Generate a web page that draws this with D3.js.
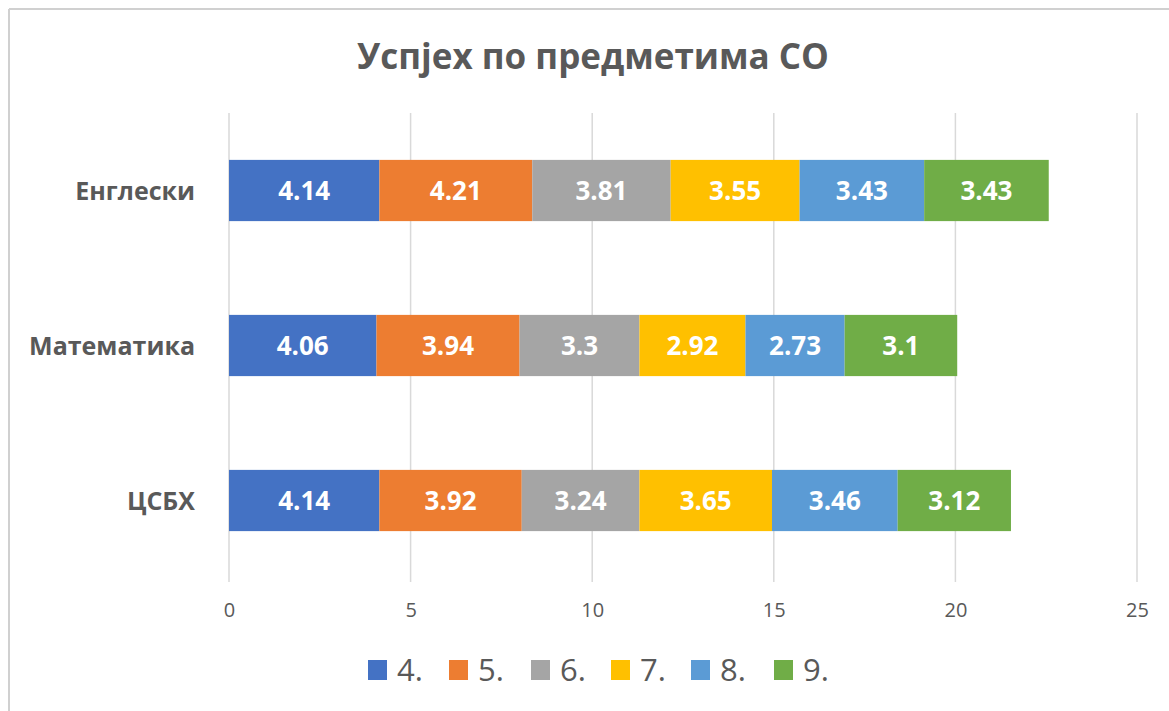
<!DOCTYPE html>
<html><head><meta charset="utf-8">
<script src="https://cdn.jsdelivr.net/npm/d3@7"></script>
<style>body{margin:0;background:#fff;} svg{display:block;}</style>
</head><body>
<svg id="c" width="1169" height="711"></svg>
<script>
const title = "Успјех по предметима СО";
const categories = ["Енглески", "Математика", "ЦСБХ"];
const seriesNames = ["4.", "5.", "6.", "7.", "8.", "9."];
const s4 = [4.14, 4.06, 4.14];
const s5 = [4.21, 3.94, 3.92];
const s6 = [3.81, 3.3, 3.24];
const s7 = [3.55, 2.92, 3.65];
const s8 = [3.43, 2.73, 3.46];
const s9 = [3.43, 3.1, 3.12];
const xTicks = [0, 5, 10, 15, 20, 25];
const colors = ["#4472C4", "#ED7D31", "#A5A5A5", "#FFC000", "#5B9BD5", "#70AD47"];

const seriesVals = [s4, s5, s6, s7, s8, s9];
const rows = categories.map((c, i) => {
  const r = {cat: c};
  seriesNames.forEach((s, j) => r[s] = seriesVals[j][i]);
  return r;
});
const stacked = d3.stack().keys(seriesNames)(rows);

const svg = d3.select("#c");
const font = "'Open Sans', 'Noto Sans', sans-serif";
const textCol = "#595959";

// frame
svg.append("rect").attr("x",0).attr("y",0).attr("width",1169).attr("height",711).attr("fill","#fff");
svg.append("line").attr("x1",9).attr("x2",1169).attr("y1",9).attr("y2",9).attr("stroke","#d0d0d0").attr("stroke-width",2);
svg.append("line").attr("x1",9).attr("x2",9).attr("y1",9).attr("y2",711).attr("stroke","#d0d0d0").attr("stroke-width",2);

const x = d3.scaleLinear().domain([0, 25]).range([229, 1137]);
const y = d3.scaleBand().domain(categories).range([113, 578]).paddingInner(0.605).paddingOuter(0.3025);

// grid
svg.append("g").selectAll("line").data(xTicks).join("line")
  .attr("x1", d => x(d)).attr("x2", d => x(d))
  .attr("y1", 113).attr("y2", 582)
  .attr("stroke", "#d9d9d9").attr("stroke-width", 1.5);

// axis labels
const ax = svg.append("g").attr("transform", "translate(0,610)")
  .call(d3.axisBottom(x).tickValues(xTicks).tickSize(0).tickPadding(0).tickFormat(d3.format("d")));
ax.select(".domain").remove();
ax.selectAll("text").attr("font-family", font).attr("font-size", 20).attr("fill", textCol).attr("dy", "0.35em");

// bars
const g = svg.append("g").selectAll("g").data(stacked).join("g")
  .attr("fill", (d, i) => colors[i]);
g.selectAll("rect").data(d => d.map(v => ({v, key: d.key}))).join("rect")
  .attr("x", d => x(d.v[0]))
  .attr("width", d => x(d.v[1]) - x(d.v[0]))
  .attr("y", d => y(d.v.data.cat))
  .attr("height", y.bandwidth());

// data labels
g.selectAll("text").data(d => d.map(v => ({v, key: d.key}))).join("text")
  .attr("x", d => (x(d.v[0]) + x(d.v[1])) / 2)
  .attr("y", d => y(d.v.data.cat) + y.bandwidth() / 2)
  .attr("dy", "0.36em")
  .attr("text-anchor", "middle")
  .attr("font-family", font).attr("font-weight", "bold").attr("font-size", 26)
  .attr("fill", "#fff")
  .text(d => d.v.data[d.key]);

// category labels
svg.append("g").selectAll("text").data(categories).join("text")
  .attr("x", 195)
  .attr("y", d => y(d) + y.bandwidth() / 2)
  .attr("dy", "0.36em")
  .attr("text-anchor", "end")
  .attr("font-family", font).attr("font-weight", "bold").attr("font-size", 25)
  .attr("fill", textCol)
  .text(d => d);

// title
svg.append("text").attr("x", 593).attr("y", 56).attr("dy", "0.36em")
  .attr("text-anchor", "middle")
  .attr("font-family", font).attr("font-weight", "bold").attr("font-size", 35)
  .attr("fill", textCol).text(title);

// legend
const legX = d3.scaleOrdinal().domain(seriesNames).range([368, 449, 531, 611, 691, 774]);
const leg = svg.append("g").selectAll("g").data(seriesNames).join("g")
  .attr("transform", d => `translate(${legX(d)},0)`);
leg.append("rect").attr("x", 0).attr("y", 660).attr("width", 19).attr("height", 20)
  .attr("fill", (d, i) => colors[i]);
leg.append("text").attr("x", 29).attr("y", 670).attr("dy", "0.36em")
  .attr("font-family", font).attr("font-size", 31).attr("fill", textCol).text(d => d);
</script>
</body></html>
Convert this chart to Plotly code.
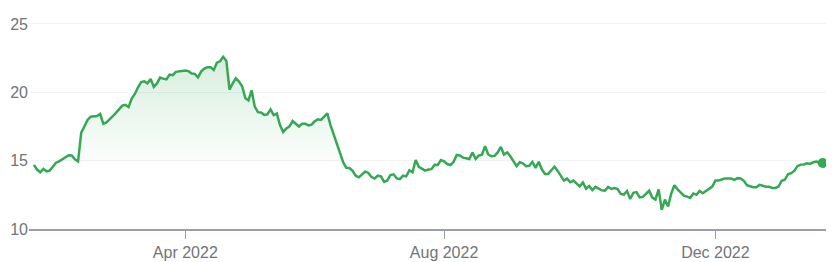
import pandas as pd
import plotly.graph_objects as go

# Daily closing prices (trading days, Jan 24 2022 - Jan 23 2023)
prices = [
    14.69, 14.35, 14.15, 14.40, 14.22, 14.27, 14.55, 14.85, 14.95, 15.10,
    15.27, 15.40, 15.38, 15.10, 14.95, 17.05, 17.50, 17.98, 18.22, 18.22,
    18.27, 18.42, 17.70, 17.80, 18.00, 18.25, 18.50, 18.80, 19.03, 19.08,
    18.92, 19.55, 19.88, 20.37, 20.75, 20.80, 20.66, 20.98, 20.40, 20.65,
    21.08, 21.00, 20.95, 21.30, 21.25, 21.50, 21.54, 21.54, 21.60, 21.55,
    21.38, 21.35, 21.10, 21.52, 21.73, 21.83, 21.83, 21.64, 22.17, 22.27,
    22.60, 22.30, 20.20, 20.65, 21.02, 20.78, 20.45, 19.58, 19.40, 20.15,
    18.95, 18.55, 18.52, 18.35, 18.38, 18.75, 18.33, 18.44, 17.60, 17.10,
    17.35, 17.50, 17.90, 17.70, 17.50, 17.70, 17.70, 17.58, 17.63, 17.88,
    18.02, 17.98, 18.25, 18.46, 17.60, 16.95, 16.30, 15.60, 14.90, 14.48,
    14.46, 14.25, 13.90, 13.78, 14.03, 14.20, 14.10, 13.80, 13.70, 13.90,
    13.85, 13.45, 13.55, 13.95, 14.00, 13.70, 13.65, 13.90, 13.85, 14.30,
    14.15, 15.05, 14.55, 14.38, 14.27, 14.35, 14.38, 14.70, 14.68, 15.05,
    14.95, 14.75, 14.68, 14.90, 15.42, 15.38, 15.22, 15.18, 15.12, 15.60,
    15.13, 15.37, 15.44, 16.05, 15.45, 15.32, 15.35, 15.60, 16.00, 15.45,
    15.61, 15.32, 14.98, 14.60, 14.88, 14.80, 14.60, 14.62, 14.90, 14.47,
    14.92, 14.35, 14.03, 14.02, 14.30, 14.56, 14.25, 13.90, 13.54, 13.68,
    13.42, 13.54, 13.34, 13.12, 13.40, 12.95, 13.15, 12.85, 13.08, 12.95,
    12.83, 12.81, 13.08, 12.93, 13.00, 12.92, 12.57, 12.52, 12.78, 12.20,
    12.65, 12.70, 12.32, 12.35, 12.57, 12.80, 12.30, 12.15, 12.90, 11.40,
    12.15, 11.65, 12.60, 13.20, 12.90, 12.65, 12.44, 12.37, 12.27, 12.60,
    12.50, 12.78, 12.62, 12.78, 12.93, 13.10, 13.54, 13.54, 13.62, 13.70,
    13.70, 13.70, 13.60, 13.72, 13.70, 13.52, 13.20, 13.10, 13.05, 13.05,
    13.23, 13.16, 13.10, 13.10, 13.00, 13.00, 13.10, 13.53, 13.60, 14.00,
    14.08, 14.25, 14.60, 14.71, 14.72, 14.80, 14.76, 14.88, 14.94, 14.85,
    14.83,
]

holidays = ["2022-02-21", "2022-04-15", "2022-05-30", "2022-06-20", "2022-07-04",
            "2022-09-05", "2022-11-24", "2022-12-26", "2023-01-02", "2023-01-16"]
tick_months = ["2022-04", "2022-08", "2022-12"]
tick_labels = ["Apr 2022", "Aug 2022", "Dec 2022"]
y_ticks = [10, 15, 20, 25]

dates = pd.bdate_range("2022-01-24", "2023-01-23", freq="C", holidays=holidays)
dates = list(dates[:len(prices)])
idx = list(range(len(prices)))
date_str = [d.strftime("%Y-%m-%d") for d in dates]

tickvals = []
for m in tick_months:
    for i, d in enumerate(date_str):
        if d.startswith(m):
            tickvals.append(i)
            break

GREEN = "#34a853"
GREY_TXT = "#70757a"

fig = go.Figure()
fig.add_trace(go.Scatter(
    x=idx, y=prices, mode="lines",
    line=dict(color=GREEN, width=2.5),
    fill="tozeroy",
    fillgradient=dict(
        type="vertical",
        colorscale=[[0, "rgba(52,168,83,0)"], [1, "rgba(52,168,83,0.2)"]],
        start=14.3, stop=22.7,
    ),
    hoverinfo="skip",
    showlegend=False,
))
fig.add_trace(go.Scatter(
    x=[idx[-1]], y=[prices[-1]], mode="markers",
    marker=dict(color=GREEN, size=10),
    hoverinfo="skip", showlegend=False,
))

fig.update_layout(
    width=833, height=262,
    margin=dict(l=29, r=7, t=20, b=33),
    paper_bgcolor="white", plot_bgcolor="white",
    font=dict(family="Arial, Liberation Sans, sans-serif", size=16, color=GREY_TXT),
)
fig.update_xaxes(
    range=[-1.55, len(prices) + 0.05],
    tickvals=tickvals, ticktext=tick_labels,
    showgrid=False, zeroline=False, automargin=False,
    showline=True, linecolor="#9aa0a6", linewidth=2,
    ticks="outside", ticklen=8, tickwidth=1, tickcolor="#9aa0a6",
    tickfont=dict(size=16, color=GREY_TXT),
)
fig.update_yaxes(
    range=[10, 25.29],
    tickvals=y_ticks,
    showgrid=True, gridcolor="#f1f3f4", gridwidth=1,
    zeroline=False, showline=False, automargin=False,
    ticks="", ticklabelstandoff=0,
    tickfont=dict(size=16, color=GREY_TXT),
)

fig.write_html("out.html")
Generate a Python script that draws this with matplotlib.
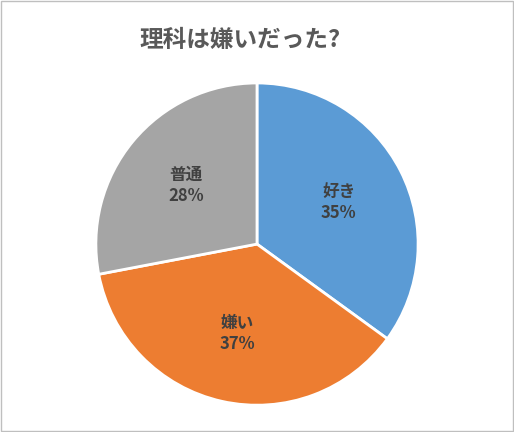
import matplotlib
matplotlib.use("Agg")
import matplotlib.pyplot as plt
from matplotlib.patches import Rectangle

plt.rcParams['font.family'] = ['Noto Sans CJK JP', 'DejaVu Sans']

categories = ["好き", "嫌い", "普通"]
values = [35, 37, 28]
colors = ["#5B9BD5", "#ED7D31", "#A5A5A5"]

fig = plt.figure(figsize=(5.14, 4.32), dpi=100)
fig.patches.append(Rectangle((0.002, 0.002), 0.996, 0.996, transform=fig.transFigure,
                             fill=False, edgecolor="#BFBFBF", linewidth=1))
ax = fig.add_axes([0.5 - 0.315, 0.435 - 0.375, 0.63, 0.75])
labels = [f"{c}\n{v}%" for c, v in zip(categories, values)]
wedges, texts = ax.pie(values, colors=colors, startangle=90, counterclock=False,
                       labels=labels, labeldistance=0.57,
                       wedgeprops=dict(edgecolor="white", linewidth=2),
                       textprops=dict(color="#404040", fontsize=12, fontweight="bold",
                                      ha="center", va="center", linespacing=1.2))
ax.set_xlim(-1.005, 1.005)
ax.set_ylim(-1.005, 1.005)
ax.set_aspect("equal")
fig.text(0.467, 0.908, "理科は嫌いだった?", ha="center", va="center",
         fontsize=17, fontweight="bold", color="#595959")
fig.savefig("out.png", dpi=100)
....................
### EXERCISE DESCRIPTION
Nothing but the lines from the one containing "Convert this chart to Plotly code." through the one containing "import plotly.graph_objects as go" should be written out, exactly and with both ends. Pictures are left out.

### WRITTEN SOLUTION
Convert this chart to Plotly code.
import pandas as pd
import plotly.graph_objects as go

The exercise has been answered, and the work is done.